Thursday, February 7, 2013

Liar

So Lance Armstrong lied. And I recently read an Associated Press article that consults "experts" on deception--college professors--and they say everybody lies. I didn't consider myself a liar, but they gave examples of parents lying by pretending the Easter Bunny and the Tooth Fairy exist. And, I suppose, Santa Claus. House says everybody lies, too, and he's a doctor. Is maintaining the Easter Bunny myth lying? I like to characterize it as pretending, but maybe no difference exists. Pretending just sounds more benign. Kids get to the point at which they know the truth soon enough.
I have had people lie to me. Who hasn't? I don't know if my mother thought she was lying or if she lied to herself so much that she actually came to believe what she said. Still lies, though, whether or not she considered it so. In this biography of Leonard Cohen, his friend, the poet Irving Layton, is quoted as saying that genius is "the ability--a very rare ability--to see things as they actually are. You are not fooled." But maybe the real genius lies in bending what is to what you want it to be.
Perhaps there are good lies and bad lies: "No, you don't look fat. Yes, I like that haircut," as opposed to "Yes, I really am a physician" and "No, I didn't murder that bitch."
Some of this stems from another book I recently read, "Fooling Houdini," about magicians.and mentalists. Those people take pride in lying, or using trickery, and maybe no harm arises, in the absence of victims. Such trickery can be entertaining. But street hustlers basically deploy magic tricks to take people's money, demonstrating the fine line between this form of entertainment and thievery. The author mentions that tracing the history of magic produces persuasive evidence that Jesus might have been a magician and that turning water into wine and multiplying loaves constituted trickery. He also cites similarities between gospel rites and Egyptian spells and rituals and says they suggest that Jesus may have studied under Egyptian wizards during his missing years.  As John Prince describes it: "One of the most influential and controversial figures in the history of mankind, and nobody knew where he was for 18 years." Might Christianity be predicated on a lie, even though one of the Ten Commandments says not to lie? I find that more intriguing than just buying into the notion of actual burning bushes and and parting seas.

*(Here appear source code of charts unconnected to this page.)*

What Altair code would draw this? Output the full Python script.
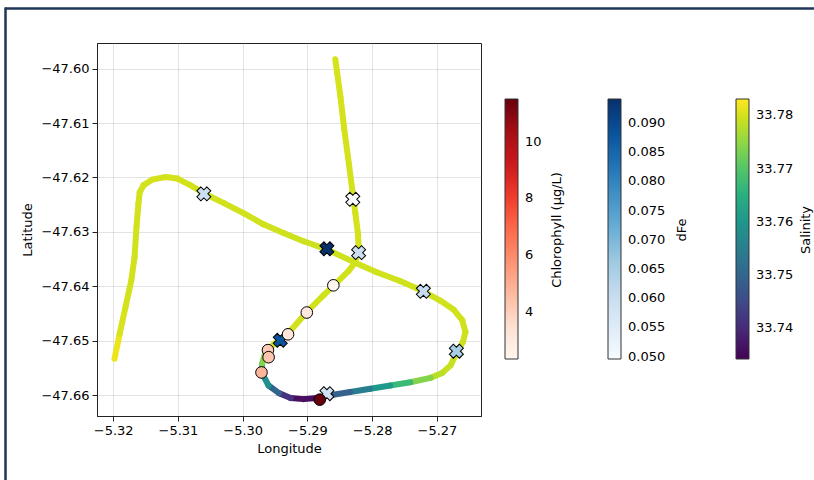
import altair as alt
import pandas as pd

# ---- track (ship path) ----
lon = [-5.3198, -5.3190, -5.3181, -5.3172, -5.3167, -5.3164, -5.3161, -5.3159, -5.3153, -5.3140,
       -5.3119, -5.3101, -5.3081, -5.3060, -5.3029, -5.2998, -5.2968, -5.2937, -5.2906, -5.2870,
       -5.2829, -5.2793, -5.2757, -5.2721, -5.2695, -5.2674, -5.2661, -5.2656, -5.2660, -5.2669,
       -5.2679, -5.2692, -5.2710, -5.2741, -5.2772, -5.2803, -5.2834, -5.2865, -5.2885, -5.2906,
       -5.2926, -5.2944, -5.2960, -5.2970, -5.2970, -5.2965, -5.2952, -5.2939, -5.2926, -5.2901,
       -5.2875, -5.2854, -5.2836, -5.2826, -5.2821, -5.2822, -5.2826, -5.2830, -5.2836, -5.2843,
       -5.2849, -5.2854, -5.2857]
lat = [-47.6533, -47.6487, -47.6438, -47.6389, -47.6346, -47.6291, -47.6248, -47.6227, -47.6214, -47.6204,
       -47.6199, -47.6202, -47.6214, -47.6229, -47.6247, -47.6266, -47.6286, -47.6302, -47.6317, -47.6332,
       -47.6355, -47.6374, -47.6390, -47.6409, -47.6426, -47.6443, -47.6462, -47.6484, -47.6502, -47.6521,
       -47.6545, -47.6559, -47.6568, -47.6576, -47.6582, -47.6588, -47.6594, -47.6600, -47.6605, -47.6607,
       -47.6605, -47.6596, -47.6582, -47.6560, -47.6542, -47.6521, -47.6506, -47.6496, -47.6481, -47.6447,
       -47.6416, -47.6392, -47.6371, -47.6355, -47.6328, -47.6303, -47.6266, -47.6230, -47.6175, -47.6113,
       -47.6052, -47.6009, -47.5983]
sal = [33.7831, 33.7805, 33.7800, 33.7798, 33.7797, 33.7797, 33.7798, 33.7798, 33.7799, 33.7799,
       33.7800, 33.7800, 33.7799, 33.7798, 33.7797, 33.7797, 33.7796, 33.7796, 33.7795, 33.7795,
       33.7796, 33.7796, 33.7797, 33.7797, 33.7797, 33.7797, 33.7797, 33.7796, 33.7795, 33.7794,
       33.7792, 33.7788, 33.7772, 33.7710, 33.7640, 33.7575, 33.7520, 33.7465, 33.7375, 33.7342,
       33.7375, 33.7450, 33.7545, 33.7620, 33.7700, 33.7780, 33.7795, 33.7797, 33.7797, 33.7798,
       33.7798, 33.7798, 33.7798, 33.7798, 33.7799, 33.7799, 33.7799, 33.7800, 33.7800, 33.7800,
       33.7801, 33.7801, 33.7801]

# ---- chlorophyll samples ----
chl_lon = [-5.2860, -5.2901, -5.2930, -5.2961, -5.2960, -5.2971, -5.2881]
chl_lat = [-47.6398, -47.6448, -47.6488, -47.6517, -47.6530, -47.6558, -47.6608]
chl_val = [2.32, 3.05, 3.15, 4.15, 4.30, 4.80, 11.52]

# ---- dFe samples ----
fe_lon = [-5.3060, -5.2830, -5.2870, -5.2821, -5.2721, -5.2670, -5.2870, -5.2942]
fe_lat = [-47.6230, -47.6240, -47.6331, -47.6338, -47.6409, -47.6519, -47.6597, -47.6499]
fe_val = [0.0594, 0.0496, 0.0941, 0.0594, 0.0607, 0.0650, 0.0585, 0.0880]

x_ticks = [-5.32, -5.31, -5.30, -5.29, -5.28, -5.27]
y_ticks = [-47.66, -47.65, -47.64, -47.63, -47.62, -47.61, -47.60]
chl_ticks = [4, 6, 8, 10]
fe_ticks = [0.050, 0.055, 0.060, 0.065, 0.070, 0.075, 0.080, 0.085, 0.090]
sal_ticks = [33.74, 33.75, 33.76, 33.77, 33.78]
cbar_titles = ["Chlorophyll (µg/L)", "dFe", "Salinity"]

# matplotlib-like colour ramps
reds = ["#fff5f0", "#fee0d2", "#fcbba1", "#fc9272", "#fb6a4a", "#ef3b2c", "#cb181d", "#a50f15", "#67000d"]
blues = ["#f7fbff", "#deebf7", "#c6dbef", "#9ecae1", "#6baed6", "#4292c6", "#2171b5", "#08519c", "#08306b"]


def stops(lo, hi, n):
    return [lo + (hi - lo) * i / (n - 1) for i in range(n)]


seg = pd.DataFrame({
    "lon": lon[:-1], "lat": lat[:-1], "lon2": lon[1:], "lat2": lat[1:],
    "sal": [(a + b) / 2 for a, b in zip(sal[:-1], sal[1:])],
})
chl_df = pd.DataFrame({"lon": chl_lon, "lat": chl_lat, "chl": chl_val})
fe_df = pd.DataFrame({"lon": fe_lon, "lat": fe_lat, "dfe": fe_val})

xscale = alt.Scale(domain=[-5.3225, -5.2632], nice=False, zero=False)
yscale = alt.Scale(domain=[-47.6638, -47.5953], nice=False, zero=False)
X = alt.X("lon:Q", scale=xscale, axis=alt.Axis(title="Longitude", values=x_ticks, format=".2f"))
Y = alt.Y("lat:Q", scale=yscale, axis=alt.Axis(title="Latitude", values=y_ticks, format=".2f"))


def cbar(x, values, fmt):
    return alt.Legend(
        title=None, orient="none", legendX=x, legendY=56, direction="vertical",
        gradientLength=260, gradientThickness=13,
        values=values, format=fmt, labelFontSize=13,
        gradientStrokeColor="#333333", gradientStrokeWidth=1,
        padding=0, labelOffset=7, labelOverlap=False, labelFont="DejaVu Sans",
        labelColor="black",
    )


track = alt.Chart(seg).mark_rule(strokeWidth=6, strokeCap="round").encode(
    x=X, y=Y, x2="lon2:Q", y2="lat2:Q",
    color=alt.Color("sal:Q", scale=alt.Scale(scheme="viridis", domain=[min(sal), max(sal)], nice=False, zero=False),
                    legend=cbar(639, sal_ticks, ".2f")),
)

crosses = alt.Chart(fe_df).mark_point(shape="cross", angle=45, size=200, filled=True,
                                       stroke="black", strokeWidth=1, opacity=1).encode(
    x=X, y=Y,
    fill=alt.Fill("dfe:Q", scale=alt.Scale(domain=stops(min(fe_val), max(fe_val), 9), range=blues,
                                           nice=False, zero=False, interpolate="rgb"),
                  legend=cbar(511, fe_ticks, ".3f")),
)

circles = alt.Chart(chl_df).mark_circle(size=135, stroke="black", strokeWidth=1, opacity=1).encode(
    x=X, y=Y,
    fill=alt.Fill("chl:Q", scale=alt.Scale(domain=stops(min(chl_val), max(chl_val), 9), range=reds,
                                           nice=False, zero=False, interpolate="rgb"),
                  legend=cbar(408, chl_ticks, "d")),
)

title_df = pd.DataFrame({"k": [0]})
title_x = [459.7, 584.7, 709]
titles = [
    alt.Chart(title_df).mark_text(text=t, angle=270, font="DejaVu Sans", fontSize=13, color="black",
                                  align="center", baseline="middle").encode(
        x=alt.value(tx), y=alt.value(187))
    for t, tx in zip(cbar_titles, title_x)
]

frame_top = alt.Chart(title_df).mark_rule(color="#1f3659", strokeWidth=2.5).encode(
    x=alt.value(-92), x2=alt.value(740), y=alt.value(-34.5))
frame_left = alt.Chart(title_df).mark_rule(color="#1f3659", strokeWidth=2.5).encode(
    x=alt.value(-91.5), y=alt.value(-35.5), y2=alt.value(440))

chart = alt.layer(track, crosses, circles, *titles, frame_top, frame_left).resolve_scale(
    color="independent", fill="independent"
).properties(
    width=384, height=373,
    padding={"left": 97, "top": 43, "right": 333, "bottom": 64},
    autosize=alt.AutoSizeParams(type="none"),
    background="white",
).configure_view(
    stroke="#222222", strokeWidth=1
).configure_axis(
    labelFont="DejaVu Sans", titleFont="DejaVu Sans", labelFontSize=13, titleFontSize=13,
    titleFontWeight="normal", labelColor="black", titleColor="black",
    tickColor="#222222", domainColor="#222222", tickSize=5, labelPadding=3,
    gridColor="#b0b0b0", gridOpacity=0.35, gridWidth=1,
).configure_axisX(titlePadding=5).configure_axisY(titlePadding=6)

chart.save("out.html", embed_options={"renderer": "svg", "actions": False})
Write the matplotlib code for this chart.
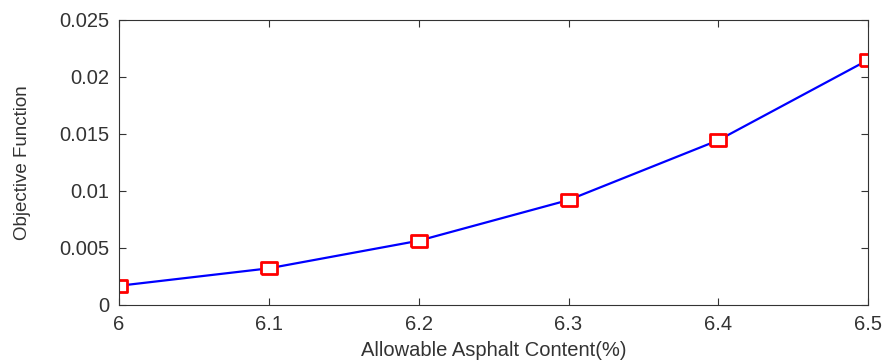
import matplotlib
matplotlib.use('Agg')
import matplotlib.pyplot as plt

# asphalt content (%) and objective function values
content = [6.0, 6.1, 6.2, 6.3, 6.4, 6.5]
objective = [0.00168, 0.00321, 0.00563, 0.0092, 0.01445, 0.0215]

xticks = [6, 6.1, 6.2, 6.3, 6.4, 6.5]
xticklabels = ['6', '6.1', '6.2', '6.3', '6.4', '6.5']
yticks = [0, 0.005, 0.01, 0.015, 0.02, 0.025]
yticklabels = ['0', '0.005', '0.01', '0.015', '0.02', '0.025']

plt.rcParams['font.family'] = ['Liberation Sans', 'DejaVu Sans']

fig = plt.figure(figsize=(8.85, 3.63), dpi=100)
ax = fig.add_axes([0.1345, 0.16, 0.8465, 0.785])

# slightly wide rectangle marker (the original looks stretched sideways)
rect = [(-1.25, -1), (1.25, -1), (1.25, 1), (-1.25, 1), (-1.25, -1)]
ax.plot(content, objective, color='#0000ff', lw=1.6,
        marker=rect, ms=11, mfc='white', mec='#ff0000', mew=2)

ax.set_xlim(6, 6.5)
ax.set_ylim(0, 0.025)
ax.set_xticks(xticks)
ax.set_xticklabels(xticklabels)
ax.set_yticks(yticks)
ax.set_yticklabels(yticklabels)
ax.tick_params(direction='in', top=True, right=True, length=5, pad=7,
               labelsize=14.5, labelcolor='#333333', color='#333333')
for s in ax.spines.values():
    s.set_color('#333333')

ax.set_xlabel('Allowable Asphalt Content(%)', fontsize=14.5, color='#333333', labelpad=5)
ax.set_ylabel('Objective Function', fontsize=13.5, color='#333333', labelpad=20)

fig.savefig('out.png', dpi=100)
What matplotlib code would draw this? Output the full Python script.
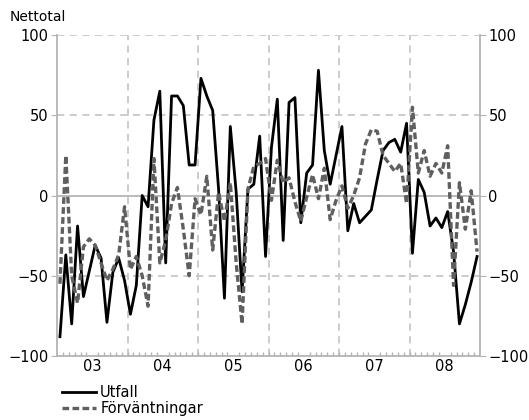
import matplotlib
matplotlib.use("Agg")
import matplotlib.pyplot as plt
from matplotlib.ticker import FixedLocator

year_labels = ["03", "04", "05", "06", "07", "08"]

utfall = [
    -88, -37, -80, -19, -63, -47, -31, -39, -79, -48, -39, -53,
    -74, -56, 0, -7, 47, 65, -42, 62, 62, 56, 19, 19,
    73, 62, 53, 4, -64, 43, 2, -60, 4, 7, 37, -38,
    30, 60, -28, 58, 61, -17, 14, 19, 78, 28, 7, 25,
    43, -22, -5, -17, -13, -9, 10, 28, 33, 35, 27, 45,
    -36, 10, 2, -19, -14, -20, -10, -35, -80, -68, -54, -38,
]

forvantningar = [
    -55, 25, -50, -67, -32, -27, -31, -42, -53, -46, -37, -7,
    -46, -38, -50, -69, 23, -42, -28, -5, 5, -21, -50, -2,
    -12, 12, -34, 2, -16, 8, -42, -80, 4, 18, 20, 23,
    -3, 22, 8, 11, -4, -16, -1, 13, -2, 17, -15, -3,
    6, -8, 0, 11, 32, 41, 40, 25, 20, 15, 20, -5,
    55, 14, 28, 12, 20, 14, 31, -56, 8, -21, 3, -35,
]

series_labels = ["Utfall", "Förväntningar"]

plt.rcParams['font.family'] = ['DejaVu Sans']

fig = plt.figure(figsize=(5.29, 4.2), dpi=100)
ax = fig.add_axes([57/529, 1-356/420, (480-57)/529, (356-35)/420])

n = len(utfall)
x = list(range(n))
grid_col = "#c8c8c8"
spine_col = "#b4b4b4"

for v in [50, -50, 100]:
    ax.axhline(v, color=grid_col, lw=1.3, ls=(0, (4, 3)), zorder=1)
ax.axhline(0, color=spine_col, lw=1.3, zorder=1)
for k in range(1, len(year_labels)):
    ax.axvline(12*k - 0.5, color=grid_col, lw=1.3, ls=(0, (4, 3)), zorder=1)

ax.plot(x, utfall, color="black", lw=2.0, label=series_labels[0], zorder=3)
ax.plot(x, forvantningar, color="#5f5f5f", lw=2.4, ls=(0, (2.0, 1.0)),
        label=series_labels[1], zorder=4)

ax.set_xlim(-0.5, n - 0.5)
ax.set_ylim(-100, 100)

ax.spines['top'].set_visible(False)
for s in ['left', 'right', 'bottom']:
    ax.spines[s].set_color(spine_col)
    ax.spines[s].set_linewidth(1.3)

ax.set_yticks([-100, -50, 0, 50, 100])
ax.tick_params(axis='y', which='both', left=True, right=True, labelleft=True,
               labelright=True, direction='out', length=4, color=spine_col,
               labelsize=10.5, pad=2)
ax.set_xticks([12*k + 5.5 for k in range(len(year_labels))])
ax.set_xticklabels(year_labels)
ax.xaxis.set_minor_locator(FixedLocator([m - 0.5 for m in range(1, n)]))
ax.tick_params(axis='x', which='major', length=0, labelsize=10.5, pad=2)
ax.tick_params(axis='x', which='minor', direction='in', length=3,
               color=spine_col, width=1)

fig.text(10/529, 1-17/420, "Nettotal", fontsize=10, va="center", ha="left")

handles, labels = ax.get_legend_handles_labels()
fig.legend(handles, labels, loc="upper left", bbox_to_anchor=(52/529, 1-375/420),
           frameon=False, fontsize=10.5, handlelength=2.3, handletextpad=0.3,
           labelspacing=0.05, borderpad=0.2)

fig.savefig("out.png", dpi=100)
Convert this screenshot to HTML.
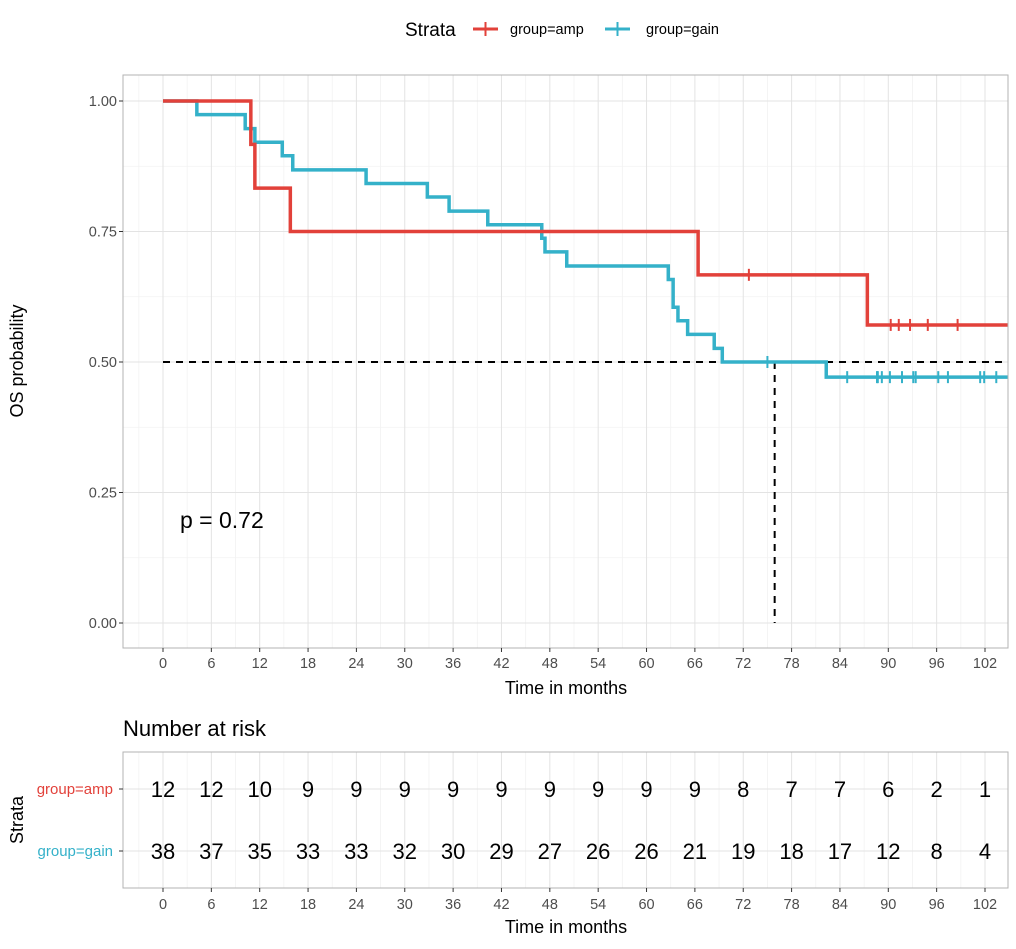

Some betrayals leave scars that influence future perceptions by making people more prone to cynicism. An avalanche of lies that buries good faith and trust. Being fundamentally lied to as a child, even if the architect of such lies didn't consider herself to be lying, can take an especially harsh toll, with lies in adulthood rekindling memories of such early deceptions.    
A self-preservation instinct seems to kick in for children when the potential for trouble exists, and they instinctively lie. Not me. When the priest asked me if I had smoked pot on the seventh-grade school trip to the amusement park, I said well, yes indeed. Then he psychologically tortured me for weeks by hanging over my head the notion that he would tell my mother, whom I couldn't disappoint. The priest mind-fucked me, as opposed to actually fucking me. I should get damages for that, just like the kids who endured physical molestation. I again find it baffling that adults do that to kids, mind or physical. We don't really grow up. We lie, therefore we are. Maybe one of the most nefarious aspects of lying concerns the toll it takes on the person lied to, who then questions the value of ever telling the truth in the first place. Funny how my mother lied but nevertheless stressed to me that I shouldn't.
At any rate, kids lie because they think they won't be found out and therefore won't get into trouble with their parents. (My kids face more severe punishment for lying to me than for whatever the actual transgression is.) This tendency to lie for self-preservation appears to carry over into adulthood for, in my experience, most people. If you want an example of some epic lying, check out Jodi Arias. Guilty or not, she has recanted two tales of what transpired. From what I have seen, the people who step up and take responsibility and say they did it make up the minority. When confronted with incontrovertible evidence, they break out the justifications and rationalizations. I can understand that, since most people care more about themselves than anyone else, sometimes with the exception of their own children. And I don't know which does more harm, betraying oneself or confronting the sorrow head-on. My mother seemed to fare better throughout her life than I have in some respects, primary psychologically, though nobody can know what really goes on in another's head. Many prevarications seem to stem less from malice than self-interest, and, hey, everybody lies. Maybe even Jesus.